Interrogated by the light of their cellphones, each man confessed a smile. They’d shared many a laugh over the hand-wringing that accompanied Dubois’s loss. All those sad Spinozas with their axiomatic apologies, their hyperdefinitional defenses. How relieved they must’ve been when the diagnosis justified exercising the better part of valor.

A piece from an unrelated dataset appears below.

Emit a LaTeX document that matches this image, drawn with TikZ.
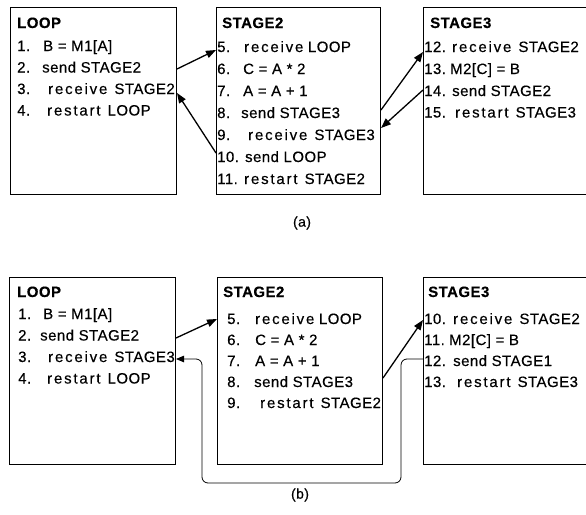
\documentclass[tikz,border=0pt]{standalone}
\usepackage{fontspec}
\setmainfont{Liberation Sans}[LetterSpace=3,FakeBold=0.35]
\usetikzlibrary{arrows.meta}
\newcommand{\ls}[1]{{\addfontfeature{LetterSpace=12}#1}}
\newcommand{\nb}[2]{\makebox[#1pt][l]{#2}}
\begin{document}
\begin{tikzpicture}[x=1pt,y=-1pt,
  box/.style={draw,line width=1pt,inner sep=0pt,anchor=north west,minimum width=#1,minimum height=187pt},
  ttl/.style={anchor=west,inner sep=0pt,font=\fontsize{15}{16}\selectfont\bfseries,text height=11pt,text depth=3pt},
  txt/.style={anchor=west,inner sep=0pt,font=\fontsize{15}{16}\selectfont,text height=11pt,text depth=3pt},
  arr/.style={line width=1.3pt,-{Triangle[length=10pt,width=7.5pt]}},
  ret/.style={line width=0.8pt,rounded corners=6pt,-{Triangle[length=8pt,width=6.5pt]}},
  captxt/.style={font=\fontsize{14}{16}\selectfont,inner sep=0pt}]
\useasboundingbox (0,0) rectangle (586,514);
% ---------- (a) ----------
\node[box=166pt] (loopA) at (10,7) {};
\node[box=164pt] (stbA) at (216,7) {};
\node[box=164pt] (stcA) at (423,7) {};
\node[ttl] at (17,24) {LOOP};
\node[txt] (la1) at (17,47) {\nb{26}{1.}B = M1[A]};
\node[txt] (la2) at (17,68.5) {\nb{25}{2.}send STAGE2};
\node[txt] (la3) at (17,90) {\nb{31}{3.}\ls{receive}\, STAGE2};
\node[txt] (la4) at (17,111.5) {\nb{30}{4.}\ls{restart}\, LOOP};
\node[ttl] at (222,24) {STAGE2};
\node[txt] (sa5) at (217,48) {\nb{27}{5.}\ls{receive} LOOP};
\node[txt] (sa6) at (217,70) {\nb{26}{6.}C = A * 2};
\node[txt] (sa7) at (217,92) {\nb{26}{7.}A = A + 1};
\node[txt] (sa8) at (217,114) {\nb{24}{8.}send STAGE3};
\node[txt] (sa9) at (217,136) {\nb{31}{9.}\ls{receive}\, STAGE3};
\node[txt] (sa10) at (217,158) {10. send LOOP};
\node[txt] (sa11) at (217,180) {\nb{27}{11.}\ls{restart}\, STAGE2};
\node[ttl] at (430,24) {STAGE3};
\node[txt] (ta12) at (424,48) {\nb{28}{12.}\ls{receive}\, STAGE2};
\node[txt] (ta13) at (424,70) {\nb{26}{13.}M2[C] = B};
\node[txt] (ta14) at (424,92) {\nb{28}{14.}send STAGE2};
\node[txt] (ta15) at (424,113.5) {\nb{31}{15.}\ls{restart}\, STAGE3};
\node[captxt] (capa) at (302,223) {(a)};
\draw[arr] ([yshift=-0.5pt]loopA.east |- la2) -- ([yshift=-2pt]stbA.west |- sa5);
\draw[arr] ([yshift=5pt]stbA.west |- sa10) -- ([yshift=-3pt]loopA.east |- la3);
\draw[arr] ([yshift=4pt]stbA.east |- sa8) -- ([yshift=-4pt]stcA.west |- ta12);
\draw[arr] ([yshift=2pt]stcA.west |- ta14) -- ([yshift=8pt]stbA.east |- sa9);
% ---------- (b) ----------
\node[box=166pt] (loopB) at (9,277) {};
\node[box=165pt] (stbB) at (217,277) {};
\node[box=164pt] (stcB) at (423,277) {};
\node[ttl] at (17,293) {LOOP};
\node[txt] (lb1) at (18,315) {\nb{25}{1.}B = M1[A]};
\node[txt] (lb2) at (18,336.5) {\nb{22}{2.}send STAGE2};
\node[txt] (lb3) at (18,358) {\nb{30}{3.}\ls{receive}\, STAGE3};
\node[txt] (lb4) at (18,379.5) {\nb{29}{4.}\ls{restart}\, LOOP};
\node[ttl] at (223,293) {STAGE2};
\node[txt] (sb5) at (227,320) {\nb{28}{5.}\ls{receive} LOOP};
\node[txt] (sb6) at (227,341) {\nb{28}{6.}C = A * 2};
\node[txt] (sb7) at (227,362) {\nb{28}{7.}A = A + 1};
\node[txt] (sb8) at (227,383) {\nb{27}{8.}send STAGE3};
\node[txt] (sb9) at (227,404) {\nb{33}{9.}\ls{restart}\, STAGE2};
\node[ttl] at (428,293) {STAGE3};
\node[txt] (tb10) at (424,320) {\nb{29}{10.}\ls{receive}\, STAGE2};
\node[txt] (tb11) at (424,341) {\nb{25}{11.}M2[C] = B};
\node[txt] (tb12) at (424,362) {\nb{29}{12.}send STAGE1};
\node[txt] (tb13) at (424,383) {\nb{33}{13.}\ls{restart}\, STAGE3};
\node[captxt] (capb) at (300,495) {(b)};
\draw[arr] ([yshift=-1.5pt]loopB.east |- lb2) -- ([yshift=1pt]stbB.west |- sb5);
\draw[arr] ([yshift=5pt]stbB.east |- sb8) -- (stcB.west |- tb10);
\coordinate (r0) at ([yshift=3pt]stcB.west |- tb12);
\coordinate (r1) at (401,483);
\coordinate (r2) at (202,359);
\draw[ret] (r0) -| (r1) -| (r2) -- (loopB.east |- r2);
\end{tikzpicture}
\end{document}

“It was nice to get out regardless.” That sounded like a transition to a conclusion, he thought, they’d soon leave the night’s spectacle behind, move on to talking about life in lockdown, its privations, its insights. Christmas too, what they were doing and not doing. “It felt like an event even with the limited attendance. It was nice to root for our guy, to stand not quite shoulder-to-shoulder in unanimous support. Scheduled celebrations of frontline workers are fine and all, but I never identify with a frontline worker the way I identify with a fighter. A. J. feels more like one of us even if nothing about his citizenship or even his profession justifies that feeling. Maybe it’s the fighting: he’s literally fighting, and it feels like for us, whereas the efforts of a nurse, or first responder, a teacher are only metaphorically a fight. That sounds stupid, I know, even a little ungrateful, but—”
“Simple pleasures. No distraction quite compares with watching your guy knock another man senseless. No need to apologize for that, or even try to justify it, really.” That was all he could offer. That was enough.